Carte de la Mahakam et de ses principaux affluents. 1945. Contributor Janis. Library of Congress. USA
Lorsque nous arrivons chez Anton, nous n’avons pas pris le temps de passer à l’hôtel pour déposer nos bagages tant nous avons hâte de voir cette découverte. Elle est là, allongée sur la terrasse de larges carreaux blancs de la petite maison basse d'un quartier résidentiel propret de Samarinda, majestueuse, impériale, calme (fig.1). Cigarettes kretek dans une main, café brulant dans l’autre, je laisse Taty et Anton converser et me concentre sur la « bête ». Avec Anton, nous avons en commun l’amour de Bornéo, de ses populations, de ses mystères et des hampatongs.

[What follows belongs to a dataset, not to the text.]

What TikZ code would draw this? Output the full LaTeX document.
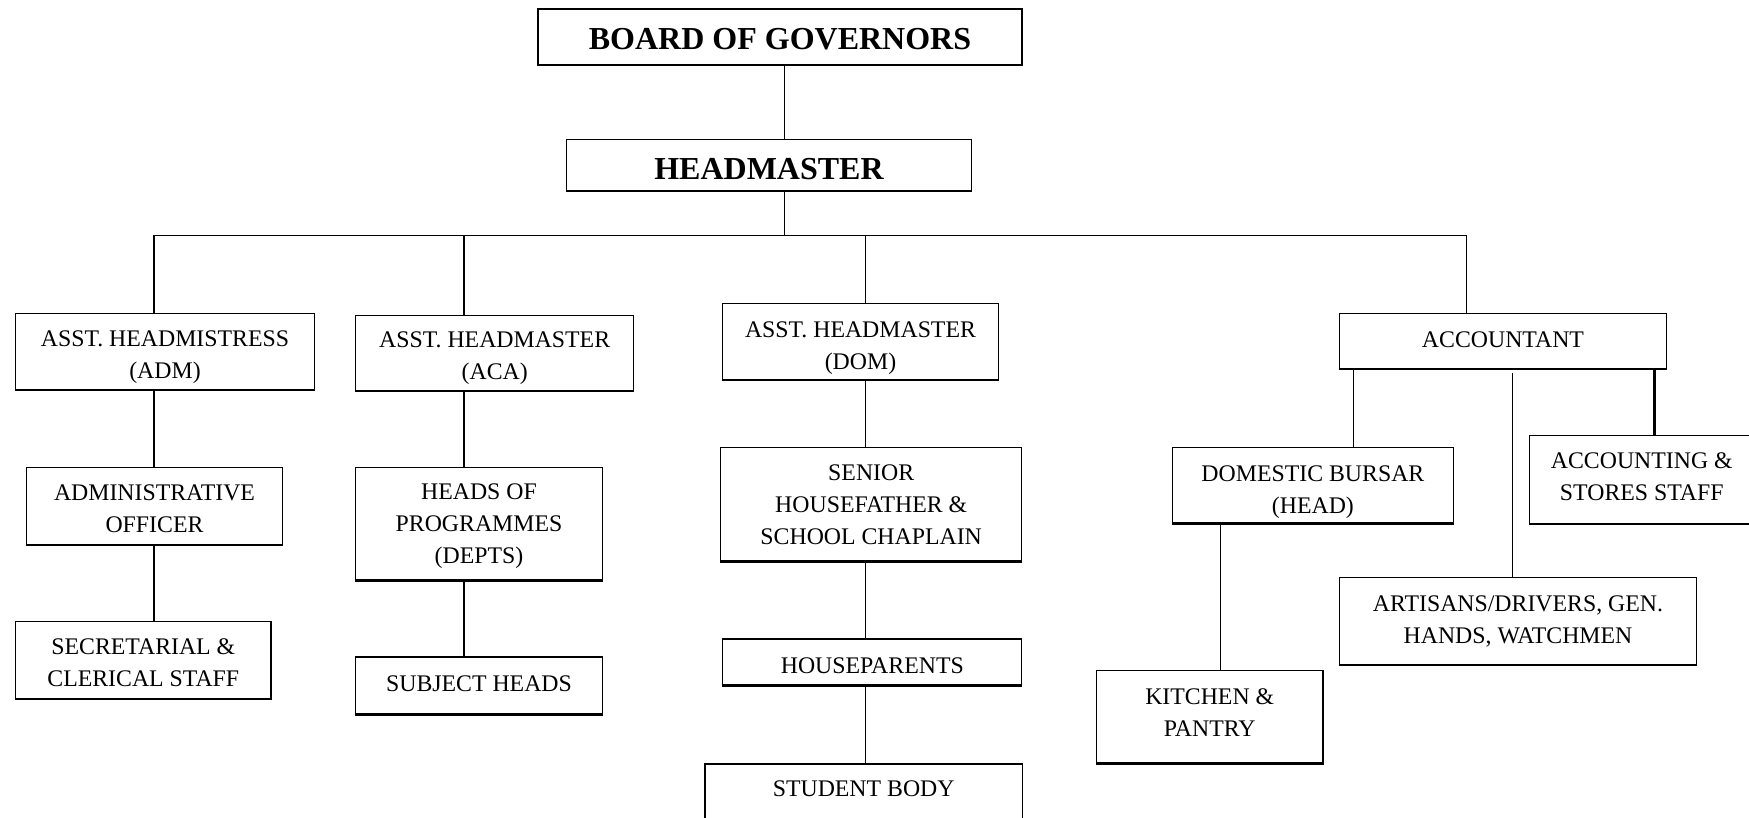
\documentclass[tikz,border=0pt]{standalone}
\usepackage{fontspec}
\setmainfont{Liberation Serif}
\begin{document}
\begin{tikzpicture}[x=1pt,y=-1pt,
  box/.style={draw, line width=1.3pt, inner sep=0pt, align=center,
    font=\fontsize{23.8}{32}\selectfont,
    append after command={(\tikzlastnode.south west) edge[draw, line width=2pt] (\tikzlastnode.south east)}},
  txt/.style={inner sep=0pt, align=center, font=\fontsize{23.8}{32}\selectfont},
  bigtxt/.style={inner sep=0pt, align=center, font=\fontsize{32}{38}\selectfont\bfseries},
  tx/.style 2 args={label={[txt,yshift=#1]center:{#2}}},
  btx/.style 2 args={label={[bigtxt,yshift=#1]center:{#2}}},
  link/.style={line width=1.2pt}]
\useasboundingbox (0,0) rectangle (1749,818);

\node[box, minimum width=484pt, minimum height=55.5pt, btx={-2.2pt}{BOARD OF GOVERNORS}] (board) at (780,36.7) {};
\node[box, minimum width=405pt, minimum height=51.3pt, btx={-4.5pt}{HEADMASTER}] (head) at (769,165) {};
\node[box, minimum width=299pt, minimum height=76pt, tx={-6pt}{ASST. HEADMISTRESS\\(ADM)}] (ahm) at (165,351.5) {};
\node[box, minimum width=277.8pt, minimum height=74.7pt, tx={-5pt}{ASST. HEADMASTER\\(ACA)}] (aca) at (494.7,353) {};
\node[box, minimum width=275.5pt, minimum height=75.8pt, tx={-6.7pt}{ASST. HEADMASTER\\(DOM)}] (dom) at (860.5,341.3) {};
\node[box, minimum width=326.8pt, minimum height=55pt, tx={1pt}{ACCOUNTANT}] (acct) at (1503,340.8) {};
\node[box, minimum width=255.4pt, minimum height=77pt, tx={-3.3pt}{ADMINISTRATIVE\\OFFICER}] (admo) at (154.5,505.8) {};
\node[box, minimum width=255.4pt, minimum height=77pt, tx={-2.8pt}{SECRETARIAL \&\\CLERICAL STAFF}] (sec) at (143.3,659.7) {};
\node[box, minimum width=246.5pt, minimum height=112.6pt, tx={-2.8pt}{HEADS OF\\PROGRAMMES\\(DEPTS)}] (hop) at (479,523.7) {};
\node[box, minimum width=246.5pt, minimum height=57pt, tx={2.2pt}{SUBJECT HEADS}] (subj) at (479,685.5) {};
\node[box, minimum width=301pt, minimum height=113.7pt, tx={-1pt}{SENIOR\\HOUSEFATHER \&\\SCHOOL CHAPLAIN}] (shf) at (871.2,504.2) {};
\node[box, minimum width=299pt, minimum height=45.8pt, tx={-3.3pt}{HOUSEPARENTS}] (hp) at (872.3,662) {};
\node[box, align=none, anchor=north, minimum width=317.3pt, text height=32.7pt, text depth=70pt] (sb) at (863.7,763.3) {STUDENT BODY};
\node[box, minimum width=281pt, minimum height=75.8pt, tx={-6.5pt}{DOMESTIC BURSAR\\(HEAD)}] (db) at (1312.9,485.2) {};
\node[box, minimum width=225pt, minimum height=88pt, tx={2.2pt}{ACCOUNTING \&\\STORES STAFF}] (acs) at (1641.8,479.2) {};
\node[box, minimum width=357pt, minimum height=87pt, tx={0pt}{ARTISANS/DRIVERS, GEN.\\HANDS, WATCHMEN}] (art) at (1518,621.3) {};
\node[box, minimum width=226.4pt, minimum height=92.6pt, tx={4.5pt}{KITCHEN \&\\PANTRY}] (kit) at (1209.7,716.7) {};

\coordinate (xh) at (784.5,0);
\coordinate (x1) at (153.9,0);
\coordinate (x2) at (464,0);
\coordinate (x3) at (865.6,0);
\coordinate (x4) at (1466.8,0);
\coordinate (bus) at (0,235.3);
\coordinate (xdb) at (1353.3,0);
\coordinate (xacs) at (1654.5,0);
\coordinate (xkit) at (1220.3,0);
\coordinate (artTop) at (1512.7,373.3);

\draw[link] (board.south -| xh) -- (head.north -| xh);
\draw[link] (head.south -| xh) -- (bus -| xh);
\draw[link, line width=1.4pt] (bus -| x1) -- (bus -| x4);
\draw[link] (bus -| x1) -- (ahm.north -| x1);
\draw[link] (bus -| x2) -- (aca.north -| x2);
\draw[link] (bus -| x3) -- (dom.north -| x3);
\draw[link] (bus -| x4) -- (acct.north -| x4);
\draw[link] (ahm.south -| x1) -- (admo.north -| x1);
\draw[link] (admo.south -| x1) -- (sec.north -| x1);
\draw[link] (aca.south -| x2) -- (hop.north -| x2);
\draw[link] (hop.south -| x2) -- (subj.north -| x2);
\draw[link] (dom.south -| x3) -- (shf.north -| x3);
\draw[link] (shf.south -| x3) -- (hp.north -| x3);
\draw[link] (hp.south -| x3) -- (sb.north -| x3);
\draw[link] (acct.south -| xdb) -- (db.north -| xdb);
\draw[link] (artTop) -- (art.north -| artTop);
\draw[link, line width=2.2pt] (acct.south -| xacs) -- (acs.north -| xacs);
\draw[link] (db.south -| xkit) -- (kit.north -| xkit);
\end{tikzpicture}
\end{document}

De temps à autre, les semaines passées à remonter les rivières sont récompensées par quelques beaux objets collectés, comme un cadeau de la forêt à ses visiteurs . Il n’est pas toujours aisé de comprendre les motivations des collecteurs d’art tribal, et plus encore les émotions ressenties. Pendant des semaines, des mois parfois, votre énergie est tendue vers toutes les sources d’information possibles ; cartes, livres, collecteurs, etc. à la recherche du moindre indice qui permette de vous mettre en chasse. Et soudainement, en quelques minutes, quelques heures, une œuvre vous fait face, s’offre à vous, à votre œil, à votre instinct.
Votre esprit commence à l’analyser, à la situer dans votre répertoire personnel. On se transforme alors immédiatement en émotion, nous ne sommes plus qu’ émotion! Le cœur bat la chamade, les questions envahissent votre esprit, les souvenirs des découvertes antérieures s’imposent comme des éclats du passé, des fragments enfouis de vos visites aux musées et aux expositions jaillissent du fond de la mémoire; on fouille dans ses lectures, à la recherche d’un indice, d’un point de repère. Tout cela provoque en vous une tempête émotionnelle, un état de grâce, une sensation de bien-être, vous êtes seul au monde! Vous devez vous décider! Nous avons discuté tard dans la soirée, de tout, de rien; il n’y a pas grand-chose à dire devant une telle surprise une fois les informations d’usage échangées ; provenance géographique, style, tribu, références. Le lendemain, la statue s’envole avec nous pour Bali. Elle n’y quitte pas sa caisse et est expédiée immédiatement à Paris. C’est la fin du mois de juin. Je demande à mon ami Anthony Plowright de réceptionner le « colis » dans quelques jours à Roissy. Quand à moi, j’arrive à Paris le 4 juillet 2008.